▸ **Exercise brief**:
Your job is to retype all of the data word for word, leaving every image out.

▸ **Supplied material**:
• • • • • • •

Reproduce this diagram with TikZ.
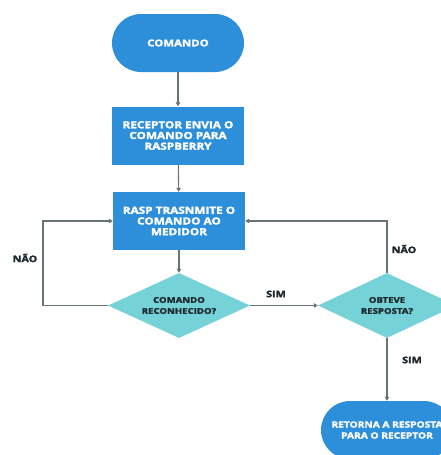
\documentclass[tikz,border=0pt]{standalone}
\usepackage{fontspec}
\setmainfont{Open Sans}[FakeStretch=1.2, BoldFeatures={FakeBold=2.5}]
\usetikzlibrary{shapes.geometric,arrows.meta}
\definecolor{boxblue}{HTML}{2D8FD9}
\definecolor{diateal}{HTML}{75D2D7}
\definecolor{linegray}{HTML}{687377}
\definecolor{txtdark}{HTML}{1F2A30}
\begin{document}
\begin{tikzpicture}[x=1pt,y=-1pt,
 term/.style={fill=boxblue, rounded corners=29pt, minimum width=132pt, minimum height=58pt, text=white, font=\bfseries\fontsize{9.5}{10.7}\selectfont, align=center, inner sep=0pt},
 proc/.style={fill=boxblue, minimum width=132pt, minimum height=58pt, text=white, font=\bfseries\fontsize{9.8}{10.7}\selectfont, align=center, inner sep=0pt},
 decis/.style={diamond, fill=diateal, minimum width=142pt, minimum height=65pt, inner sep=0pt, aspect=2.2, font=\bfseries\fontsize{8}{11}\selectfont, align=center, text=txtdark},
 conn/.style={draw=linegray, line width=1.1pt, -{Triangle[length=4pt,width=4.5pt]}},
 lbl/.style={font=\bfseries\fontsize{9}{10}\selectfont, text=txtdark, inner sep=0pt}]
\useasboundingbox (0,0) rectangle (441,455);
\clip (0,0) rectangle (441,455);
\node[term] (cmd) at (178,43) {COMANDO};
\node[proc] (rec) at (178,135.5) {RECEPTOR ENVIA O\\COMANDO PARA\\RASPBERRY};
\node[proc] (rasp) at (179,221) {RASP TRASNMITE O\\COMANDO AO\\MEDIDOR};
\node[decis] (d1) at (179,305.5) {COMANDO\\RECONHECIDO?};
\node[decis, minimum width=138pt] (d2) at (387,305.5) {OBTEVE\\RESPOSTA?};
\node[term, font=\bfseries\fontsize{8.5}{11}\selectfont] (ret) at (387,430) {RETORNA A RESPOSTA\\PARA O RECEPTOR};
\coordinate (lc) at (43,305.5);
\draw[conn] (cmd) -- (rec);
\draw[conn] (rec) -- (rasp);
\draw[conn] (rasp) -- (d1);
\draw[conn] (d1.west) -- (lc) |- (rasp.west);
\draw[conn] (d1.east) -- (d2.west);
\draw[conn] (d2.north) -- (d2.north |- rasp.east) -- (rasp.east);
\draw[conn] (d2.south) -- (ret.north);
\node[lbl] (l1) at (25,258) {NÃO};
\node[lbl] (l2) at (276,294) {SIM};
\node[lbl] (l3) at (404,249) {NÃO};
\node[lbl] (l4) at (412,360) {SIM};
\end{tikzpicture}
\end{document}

• • • • • • •

▸ **Written answer**:
Reproduce this diagram with TikZ.
\documentclass[tikz,border=0pt]{standalone}
\usepackage{fontspec}
\setmainfont{Open Sans}[FakeStretch=1.2, BoldFeatures={FakeBold=2.5}]
\usetikzlibrary{shapes.geometric,arrows.meta}
\definecolor{boxblue}{HTML}{2D8FD9}
\definecolor{diateal}{HTML}{75D2D7}
\definecolor{linegray}{HTML}{687377}
\definecolor{txtdark}{HTML}{1F2A30}
\begin{document}
\begin{tikzpicture}[x=1pt,y=-1pt,
 term/.style={fill=boxblue, rounded corners=29pt, minimum width=132pt, minimum height=58pt, text=white, font=\bfseries\fontsize{9.5}{10.7}\selectfont, align=center, inner sep=0pt},
 proc/.style={fill=boxblue, minimum width=132pt, minimum height=58pt, text=white, font=\bfseries\fontsize{9.8}{10.7}\selectfont, align=center, inner sep=0pt},
 decis/.style={diamond, fill=diateal, minimum width=142pt, minimum height=65pt, inner sep=0pt, aspect=2.2, font=\bfseries\fontsize{8}{11}\selectfont, align=center, text=txtdark},
 conn/.style={draw=linegray, line width=1.1pt, -{Triangle[length=4pt,width=4.5pt]}},
 lbl/.style={font=\bfseries\fontsize{9}{10}\selectfont, text=txtdark, inner sep=0pt}]
\useasboundingbox (0,0) rectangle (441,455);
\clip (0,0) rectangle (441,455);
\node[term] (cmd) at (178,43) {COMANDO};
\node[proc] (rec) at (178,135.5) {RECEPTOR ENVIA O\\COMANDO PARA\\RASPBERRY};
\node[proc] (rasp) at (179,221) {RASP TRASNMITE O\\COMANDO AO\\MEDIDOR};
\node[decis] (d1) at (179,305.5) {COMANDO\\RECONHECIDO?};
\node[decis, minimum width=138pt] (d2) at (387,305.5) {OBTEVE\\RESPOSTA?};
\node[term, font=\bfseries\fontsize{8.5}{11}\selectfont] (ret) at (387,430) {RETORNA A RESPOSTA\\PARA O RECEPTOR};
\coordinate (lc) at (43,305.5);
\draw[conn] (cmd) -- (rec);
\draw[conn] (rec) -- (rasp);
\draw[conn] (rasp) -- (d1);
\draw[conn] (d1.west) -- (lc) |- (rasp.west);
\draw[conn] (d1.east) -- (d2.west);
\draw[conn] (d2.north) -- (d2.north |- rasp.east) -- (rasp.east);
\draw[conn] (d2.south) -- (ret.north);
\node[lbl] (l1) at (25,258) {NÃO};
\node[lbl] (l2) at (276,294) {SIM};
\node[lbl] (l3) at (404,249) {NÃO};
\node[lbl] (l4) at (412,360) {SIM};
\end{tikzpicture}
\end{document}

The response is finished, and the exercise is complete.